Reverse engineering represents another credible application of the various 3D manufacturing technologies now penetrating the metalcasting “space.” For foundries seeking to understand how to apply such technologies to their businesses, or even those seeking to justify the investment, a recent project for Britain’s Castings Technology International (Cti) is instructive.
Cti is manufacturer of specialty cast products that developed, patented, and commercialized the Replicast® process to expand the scale and complexity of steel parts. Replicast uses ceramic shells formed around sacrificial replica patterns, made directly from CAD designs using additive manufacturing or machined from polystyrene, which makes accuracy of each casting exceptionally reliable.
It developed Replicast to address the quality and machinability problems associated with sand-molded steel castings, and to avoid the carbon pick-up from polystyrene patterns in standard lost-foam processes. The goal was to achieve the high standards of integrity, surface finish, and precision of lost-wax casting for larger and heavier castings than could be made with standard lost-wax technology.
In the Replicast process, polystyrene patterns are formed in aluminum dies, and in such a way that a high degree of accuracy is achieved that is consistent over the long term because no wear is inflicted on the dies. This results in weight and machining savings that reduce finished-product costs significantly.
Recently, for example, the process was used to produce a particularly demanding type of casting: impellers for heavy-duty pump systems. Increasing pressure to improve the performance of pumping equipment, and to reduce costly down time for the operators, resulted in a successful application of Replicast for such a critical design and finished part.
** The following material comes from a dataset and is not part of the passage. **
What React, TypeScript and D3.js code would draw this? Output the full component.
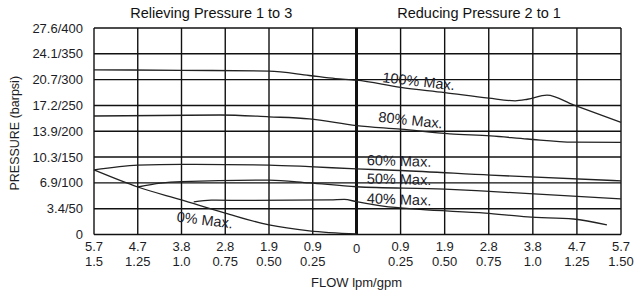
import React, { useEffect, useRef } from "react";
import * as d3 from "d3";

// flow in gpm: negative side = relieving 1 to 3, positive side = reducing 2 to 1
// pressure in psi
const flowTicks = [-1.5, -1.25, -1, -0.75, -0.5, -0.25, 0, 0.25, 0.5, 0.75, 1, 1.25, 1.5];
const lpmLabels = ["5.7", "4.7", "3.8", "2.8", "1.9", "0.9", "0", "0.9", "1.9", "2.8", "3.8", "4.7", "5.7"];
const gpmLabels = ["1.5", "1.25", "1.0", "0.75", "0.50", "0.25", "", "0.25", "0.50", "0.75", "1.0", "1.25", "1.50"];
const psiTicks = [0, 50, 100, 150, 200, 250, 300, 350, 400];
const pressureLabels = ["0", "3.4/50", "6.9/100", "10.3/150", "13.9/200", "17.2/250", "20.7/300", "24.1/350", "27.6/400"];

const max100 = [[-1.5, 319], [-1.0, 318], [-0.5, 316.5], [-0.27, 308], [-0.12, 302], [0, 299], [0.25, 285], [0.5, 275],
  [0.75, 264], [0.9, 259], [0.97, 262], [1.08, 270], [1.23, 251], [1.5, 217]];
const max80 = [[-1.5, 229.5], [-0.78, 231.5], [-0.5, 228], [-0.27, 224], [0, 211], [0.25, 204], [0.53, 195],
  [0.76, 191], [0.97, 185], [1.23, 179], [1.5, 178.5]];
const max60 = [[-1.5, 125], [-1.25, 134.5], [-1.0, 136], [-0.5, 134.5], [-0.27, 131.5], [0, 127], [0.25, 124],
  [0.76, 115], [1.5, 104]];
const max50 = [[-1.25, 92], [-1.12, 99.5], [-1.0, 102.5], [-0.5, 105.5], [-0.27, 100], [0, 92.5], [0.5, 88],
  [0.73, 84], [1.5, 69]];
const max40 = [[-0.93, 63], [-0.83, 66.5], [-0.6, 66], [-0.15, 67], [-0.07, 68], [0, 63.5], [0.15, 55], [0.36, 48.5],
  [0.73, 41.5], [0.97, 34], [1.23, 30], [1.42, 18.5]];
const max0 = [[-1.5, 125], [-1.25, 92], [-1.0, 67], [-0.75, 41.5], [-0.5, 18.5], [-0.27, 7], [0, 1]];

const curveLabels = [
  { text: "100% Max.", flow: 0.145, psi: 295, angle: 6.4 },
  { text: "80% Max.", flow: 0.122, psi: 218.5, angle: 6 },
  { text: "60% Max.", flow: 0.058, psi: 134.5, angle: 1.5 },
  { text: "50% Max.", flow: 0.058, psi: 99, angle: 1.5 },
  { text: "40% Max.", flow: 0.058, psi: 60.5, angle: 2 },
  { text: "0% Max.", flow: -1.03, psi: 25, angle: 7 },
];

const FONT = "'Liberation Sans', Arial, Helvetica, sans-serif";

export default function App() {
  const ref = useRef<SVGSVGElement>(null);

  useEffect(() => {
    const svg = d3.select(ref.current);
    svg.selectAll("*").remove();

    var x = d3.scaleLinear().domain([-1.5, 0, 1.5]).range([94, 356.5, 621]);
    var y = d3.scaleLinear().domain([0, 400]).range([234.5, 28]);

    // grid
    var grid = svg.append("g").attr("stroke", "#111").attr("fill", "none");
    grid.selectAll(".vl")
      .data(flowTicks)
      .enter().append("line")
      .attr("x1", d => x(d)).attr("x2", d => x(d))
      .attr("y1", y(0)).attr("y2", y(400))
      .attr("stroke-width", d => (d === 0 ? 3 : 1.4));
    grid.selectAll(".hl")
      .data(psiTicks)
      .enter().append("line")
      .attr("x1", x(-1.5)).attr("x2", x(1.5))
      .attr("y1", d => y(d)).attr("y2", d => y(d))
      .attr("stroke-width", 1.4);

    // curves
    var line = d3.line<number[]>()
      .x(d => x(d[0]))
      .y(d => y(d[1]))
      .curve(d3.curveMonotoneX);
    svg.append("g")
      .selectAll("path")
      .data([max100, max80, max60, max50, max40, max0])
      .enter().append("path")
      .attr("d", d => line(d))
      .attr("fill", "none")
      .attr("stroke", "#222")
      .attr("stroke-width", 1.3);

    // curve labels
    svg.append("g")
      .selectAll("text")
      .data(curveLabels)
      .enter().append("text")
      .attr("transform", d => "translate(" + x(d.flow) + "," + y(d.psi) + ") rotate(" + d.angle + ")")
      .attr("font-family", FONT)
      .attr("font-size", 14.5)
      .attr("fill", "#1c1c2a")
      .text(d => d.text);

    // y tick labels
    svg.append("g")
      .selectAll("text")
      .data(psiTicks)
      .enter().append("text")
      .attr("x", 83)
      .attr("y", d => y(d) + 4.5)
      .attr("text-anchor", "end")
      .attr("font-family", FONT)
      .attr("font-size", 13)
      .attr("fill", "#1c1c24")
      .text((d, i) => pressureLabels[i]);

    // x tick labels, two rows
    var xt = svg.append("g")
      .attr("font-family", FONT)
      .attr("font-size", 13)
      .attr("fill", "#1c1c24")
      .attr("text-anchor", "middle");
    xt.selectAll(".lpm")
      .data(flowTicks)
      .enter().append("text")
      .attr("x", d => x(d))
      .attr("y", d => (d === 0 ? 252.5 : 250.5))
      .text((d, i) => lpmLabels[i]);
    xt.selectAll(".gpm")
      .data(flowTicks)
      .enter().append("text")
      .attr("x", d => x(d))
      .attr("y", 266)
      .text((d, i) => gpmLabels[i]);

    // titles
    svg.append("text")
      .attr("x", x(-0.83)).attr("y", 18)
      .attr("text-anchor", "middle")
      .attr("font-family", FONT).attr("font-size", 14.5).attr("fill", "#111")
      .text("Relieving Pressure 1 to 3");
    svg.append("text")
      .attr("x", x(0.695)).attr("y", 18)
      .attr("text-anchor", "middle")
      .attr("font-family", FONT).attr("font-size", 14.5).attr("fill", "#111")
      .text("Reducing Pressure 2 to 1");
    svg.append("text")
      .attr("x", x(0)).attr("y", 286.5)
      .attr("text-anchor", "middle")
      .attr("font-family", FONT).attr("font-size", 13).attr("fill", "#1c1c24")
      .text("FLOW lpm/gpm");
    svg.append("text")
      .attr("transform", "translate(19," + (y(200) + 2) + ") rotate(-90)")
      .attr("text-anchor", "middle")
      .attr("font-family", FONT).attr("font-size", 12.5).attr("fill", "#1c1c24")
      .text("PRESSURE (barpsi)");
  }, []);

  return (
    <svg
      ref={ref}
      width={635}
      height={292}
      style={{ position: "absolute", left: 0, top: 0, background: "#fff" }}
    />
  );
}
Besides producing precision castings, Cti conducts process research to help casting manufacturers to solve problems and improve production. While it supplies high-value manufacturers with low-volume, precision steel, superalloy and titanium castings that would otherwise be difficult to source, it also provides advanced casting expertise, including computer process modeling, design for casting manufacture, casting process development, environmental, laboratory investigation, testing services and materials optimization. These capabilities are in addition to customized technology packages for all alloys and casting processes.
Even more recently, Cti was approached by a multinational manufacturer to help it replace some critical spares after component failures began to impact its production. It took Cti just three weeks to reverse engineer the part using high-strength steel and manufacture 72 precision-engineered castings. Following some customary, and extensive, quality control procedures the first batch was delivered to replenish the plant’s depleted stocks.
“We worked evenings, Saturdays, and Sundays, as appropriate, to mitigate the client’s losses. It exemplifies our ability and willingness to deliver complex castings in a fraction of the lead-time required by traditional foundries when a client hits trouble,” explained Richard Gould, commercial manager at Cti, which is a constituent of the University of Sheffield Advanced Manufacturing Research Centre with Boeing, at Catcliffe, England.
Complexity in fraction of time
Cti worked from a damaged component removed from failed equipment. Research specialists from Cti’s laboratory and testing division used spectroanalysis to identify the material from which the original component had been made, and laser scanning technology to take measurements. These details were fed into a computer-aided design program to create a 3D CAD model.
Cti designers used the 3D CAD model to produce drawings of an undamaged component and process modeling techniques to add a feeding system, creating a pattern for a mold that would fill with molten metal at the optimum rate to make perfect castings.
In an effort to ensure minimal risk and delivery in the shortest possible lead-time, two batches were launched (each with marginally differing shrinkage rates applied) down each of two different process routes (i.e., four batches in total.)
Data from the CAD drawing was fed into Cti’s additive manufacturing operation, which uses stereolithography to make replica patterns out of epoxy resin or molds out of sand. The resin system incorporates a laser that traces the shape of the component in a bath of resin, becoming solid where the light strikes it, while the additive mold system binds sand together utilizing a highly specialized chemical process.
Then, Cti used Replicast to manufacture two batches of the components. Each epoxy resin replica was dipped into a tank filled with a slurry of ceramic material, to create a shell with the requisite surface finish. (In the case of sand printing, the molten metal is poured directly into the mold.)
Proceeding with the Replicast process, the ceramic shells are fired, removing the epoxy; put into casting boxes, and surrounded with refractory sand. The boxes are shaken on a vibrating table. Air is drawn out of the sand to create a firm support for the shell, before molten metal is poured into it.
Thus, the casting process retains its centrality to producing quality, complex finished parts — and the role of 3D manufacturing in that sequence is to make high-precision parts available on an as-needed basis.